OK, another kind of filter is based on mood or circumstance. A lot of times, we’re tired and we can’t really listen, but people come to talk and we say, “OK, go ahead.” It’s like, “I’m tired but go ahead.” Again, limited listening there. Another one is a classic one, common: I’m busy. OK, I’m busy but go ahead. Alright, so when you’re listening through these kind of filters, you’re just gonna hear what can get through the filter.
Other filters that are very common is also just we have filters for different people. We have a mom filter, a dad filter. We have a Jack filter. We have a Mary filter. And only what gets through the filter is what we’re going to hear, and it’s going to reinforce what we already think about this person. So, if we can become aware of that and sensitive to the kind of filter that you have for them, trying to keep putting it aside. OK, what are they actually saying? And then you can shift into listening for something else. I’ll get to that in a minute.
So, I want to give you an example of one of my filters. You know, I used to be listening how can I fix the situation or the person. And half the time, most of the time, they weren’t looking for a fix. So, as I became aware of that, now I can just listen to what they’re saying and ask if they’re wanting some help or advice instead. And if they do, I give it. If not, I’ve just heard them–that’s good.
The other filter–one I had that took me my whole life to practically overcome, more recently, is I already know. People are talking, and I immediately assume I already know what they’re going to say, and then I start preparing my response. Right, that’s a big one–preparing your response. While, I’m doing that, I’m missing everything else that they’re saying while I’m waiting for them to stop speaking so I can tell them my response. But, I have not really heard what they’re saying, so it’s very annoying and frustrating for them.
What’s Your Listening Filter?
Let’s pause for a second and see if you can take a quick look, like how are you listening right now? While you’re listening to this video, are you listening agree/disagree, good/bad, right/wrong? Do you have a filter for me based on how I look or sound? Are you in a certain mood or circumstance that’s affecting your listening? So, this is the kind of work you can do to be tuning in and checking out what are the filters you have going on.
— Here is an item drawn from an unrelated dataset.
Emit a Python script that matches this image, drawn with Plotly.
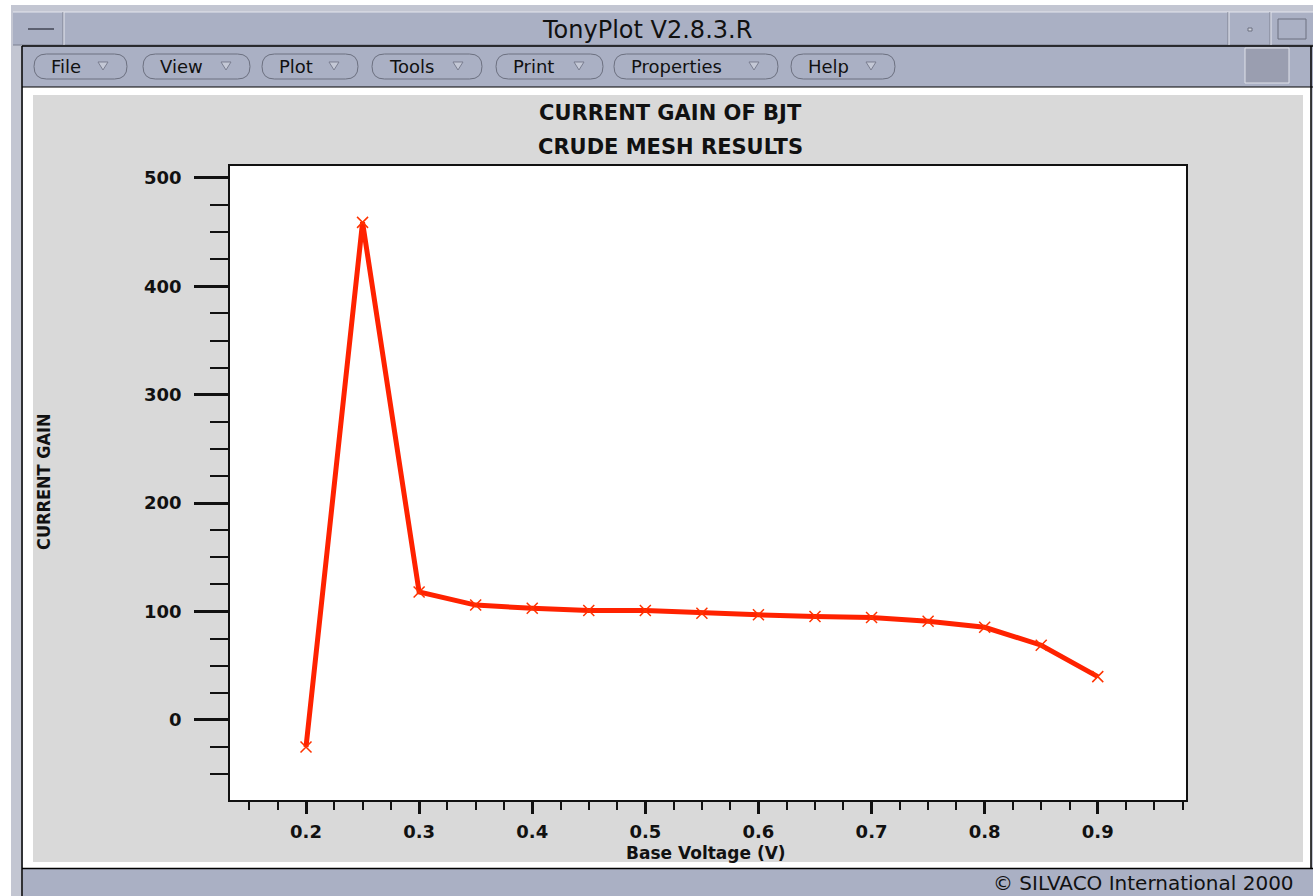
import plotly.graph_objects as go

# ---------------- data ----------------
base_voltage = [0.20, 0.25, 0.30, 0.35, 0.40, 0.45, 0.50, 0.55, 0.60, 0.65, 0.70, 0.75, 0.80, 0.85, 0.90]
current_gain = [-25, 459, 118, 106, 103, 101, 101, 98.5, 97, 95.5, 94.5, 91, 85.5, 69, 40]

x_tick_vals = [0.2, 0.3, 0.4, 0.5, 0.6, 0.7, 0.8, 0.9]
x_tick_text = ["0.2", "0.3", "0.4", "0.5", "0.6", "0.7", "0.8", "0.9"]
y_tick_vals = [0, 100, 200, 300, 400, 500]
y_tick_text = ["0", "100", "200", "300", "400", "500"]

menu_items = ["File", "View", "Plot", "Tools", "Print", "Properties", "Help"]
menu_left = [34, 143, 262, 372, 496, 614, 791]
menu_right = [127, 250, 358, 482, 603, 778, 895]

window_title = "TonyPlot V2.8.3.R"
plot_title_1 = "CURRENT GAIN OF BJT"
plot_title_2 = "CRUDE MESH RESULTS"
x_title = "Base Voltage (V)"
y_title = "CURRENT GAIN"
copyright_text = "© SILVACO International 2000"

# ---------------- geometry helpers ----------------
W, H = 1313, 896


def px(x):
    return x / W


def py(y):
    return 1 - y / H


FRAME = "#aab0c4"
PANEL = "#d9d9d9"
DARK = "#6c7080"

shapes = []


def rect(x0, y0, x1, y1, fill, line=None, lw=1):
    shapes.append(dict(type="rect", xref="paper", yref="paper",
                       x0=px(x0), x1=px(x1), y0=py(y1), y1=py(y0),
                       fillcolor=fill, layer="below",
                       line=dict(color=line if line else fill, width=lw if line else 0)))


def hline(x0, x1, y, color, lw=1):
    shapes.append(dict(type="line", xref="paper", yref="paper",
                       x0=px(x0), x1=px(x1), y0=py(y), y1=py(y),
                       line=dict(color=color, width=lw), layer="below"))


def vline(x, y0, y1, color, lw=1):
    shapes.append(dict(type="line", xref="paper", yref="paper",
                       x0=px(x), x1=px(x), y0=py(y0), y1=py(y1),
                       line=dict(color=color, width=lw), layer="below"))


def path(points_cmds, fill, line, lw=1):
    shapes.append(dict(type="path", xref="paper", yref="paper", path=points_cmds,
                       fillcolor=fill, line=dict(color=line, width=lw), layer="below"))


def P(x, y):
    return f"{px(x):.6f},{py(y):.6f}"


# window frame
rect(11, 5, 1313, 896, "#c3c6d2")
rect(13, 12, 1313, 45, FRAME)
hline(13, 1313, 12, "#e4e6ee")
hline(13, 1313, 45, "#7c8090")
vline(63, 12, 45, "#7c8090")
vline(64, 12, 45, "#e4e6ee")
hline(28, 54, 29, "#5c6070", 2)
vline(1228, 12, 45, "#7c8090")
vline(1229, 12, 45, "#e4e6ee")
vline(1270, 12, 45, "#7c8090")
vline(1271, 12, 45, "#e4e6ee")
rect(1248, 28, 1252, 31, "#d0d3dd", "#6c7080")
rect(1278, 19, 1306, 39, FRAME, "#6c7080")

# menubar
rect(22, 46, 1313, 87, FRAME)
hline(22, 1313, 46, "#000000", 1.5)
vline(22, 46, 896, "#000000", 1.5)
rect(1245, 48, 1289, 83, "#9a9eb0", "#e0e2ea")

# white client area and gray panel
rect(23, 87, 1311, 868, "#ffffff")
hline(22, 1313, 87, "#000000", 1)
vline(1311, 46, 868, "#000000", 1.5)
rect(33, 95, 1303, 862, PANEL)

# status bar
rect(23, 869, 1313, 896, FRAME)
hline(22, 1313, 868.5, "#000000", 1.5)

# plot area background (white, drawn over gray panel)
PL, PR, PT, PB = 230, 1186, 166, 800
rect(PL, PT, PR, PB, "#ffffff")

# menu pills
annotations = []
for name, l, r in zip(menu_items, menu_left, menu_right):
    t, b = 54, 79
    rr = (b - t) / 2
    m = (t + b) / 2
    d = (f"M {P(l + rr, t)} L {P(r - rr, t)} Q {P(r, t)} {P(r, m)} Q {P(r, b)} {P(r - rr, b)} "
         f"L {P(l + rr, b)} Q {P(l, b)} {P(l, m)} Q {P(l, t)} {P(l + rr, t)} Z")
    path(d, FRAME, DARK, 1)
    tx = r - 24
    tri = f"M {P(tx - 5, 62)} L {P(tx + 5, 62)} L {P(tx, 70)} Z"
    path(tri, "#c4c8d6", "#7a7e90", 1)
    annotations.append(dict(text=name, x=px(l + 15), y=py(66.5), xref="paper", yref="paper",
                            xanchor="left", yanchor="middle", showarrow=False,
                            font=dict(family="DejaVu Sans", size=18, color="#111111")))

# texts
annotations += [
    dict(text=window_title, x=px(647), y=py(30), xref="paper", yref="paper", showarrow=False,
         xanchor="center", yanchor="middle",
         font=dict(family="DejaVu Sans", size=24, color="#111111")),
    dict(text=f"<b>{plot_title_1}</b>", x=px(670), y=py(113), xref="paper", yref="paper",
         showarrow=False, xanchor="center", yanchor="middle",
         font=dict(family="DejaVu Sans", size=21, color="#111111")),
    dict(text=f"<b>{plot_title_2}</b>", x=px(670), y=py(147), xref="paper", yref="paper",
         showarrow=False, xanchor="center", yanchor="middle",
         font=dict(family="DejaVu Sans", size=21, color="#111111")),
    dict(text=f"<b>{x_title}</b>", x=px(706), y=py(853), xref="paper", yref="paper", showarrow=False,
         xanchor="center", yanchor="middle",
         font=dict(family="DejaVu Sans", size=17, color="#111111")),
    dict(text=f"<b>{y_title}</b>", x=px(43), y=py(482), xref="paper", yref="paper", showarrow=False,
         xanchor="center", yanchor="middle", textangle=-90,
         font=dict(family="DejaVu Sans Condensed, Liberation Sans Narrow, DejaVu Sans", size=18,
                   color="#111111")),
    dict(text=copyright_text, x=px(1296), y=py(883), xref="paper", yref="paper", showarrow=False,
         xanchor="right", yanchor="middle",
         font=dict(family="DejaVu Sans", size=20, color="#111111")),
]

# ---------------- figure ----------------
fig = go.Figure()
fig.add_trace(go.Scatter(
    x=base_voltage, y=current_gain, mode="lines+markers",
    line=dict(color="#ff2200", width=5),
    marker=dict(symbol="x-thin", size=11, color="#ff3300", line=dict(color="#ff3300", width=1.5)),
    showlegend=False, hoverinfo="x+y",
))

tick_font = dict(family="DejaVu Sans", size=18, color="#111111", weight="bold")

fig.update_layout(
    width=W, height=H,
    margin=dict(l=0, r=0, t=0, b=0),
    paper_bgcolor="#ffffff",
    plot_bgcolor="rgba(0,0,0,0)",
    shapes=shapes,
    annotations=annotations,
    xaxis=dict(
        domain=[px(PL), px(PR)], range=[0.1328, 0.978],
        showgrid=False, zeroline=False,
        showline=True, linecolor="#111111", linewidth=1.5, mirror=True,
        ticks="outside", ticklen=12, tickwidth=3, tickcolor="#111111",
        tickvals=x_tick_vals, ticktext=x_tick_text,
        tickfont=tick_font, ticklabelstandoff=3,
        minor=dict(tick0=0.2, dtick=0.025, ticks="outside", ticklen=8, tickwidth=1.5,
                   tickcolor="#111111", showgrid=False),
        fixedrange=True,
    ),
    yaxis=dict(
        domain=[py(PB), py(PT)], range=[-73.8, 511],
        showgrid=False, zeroline=False,
        showline=True, linecolor="#111111", linewidth=1.5, mirror=True,
        ticks="outside", ticklen=34, tickwidth=3, tickcolor="#111111",
        tickvals=y_tick_vals, ticktext=y_tick_text,
        tickfont=tick_font, ticklabelstandoff=9,
        minor=dict(tick0=0, dtick=25, ticks="outside", ticklen=18, tickwidth=1.5,
                   tickcolor="#111111", showgrid=False),
        fixedrange=True,
    ),
)

fig.write_html("out.html")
Choose a More Forwarding Way of Listening
And once you become aware of them–this is the key thing, the shift that you can make is then you can choose to listen differently based on what you’re up to. So, if what I’m up to is creating partnership and value and high productivity or performance with this person or this team, I can put all my filters that aren’t so forwarding and don’t contribute to what we’re up to and to the value of our relationship and increase the relationship and the trust, and I can start to listen for what is the contribution that they’re trying to make. What are they committed to? What’s the passion behind what they’re saying? You know, what’s the value? What do they really care about? OK, so that kind of listening is going to bring you closer and more able to accomplish your goals. So, go ahead, give it a try, bring this one back, and I believe it will actually greatly enhance your relationships and your performance. Thank you.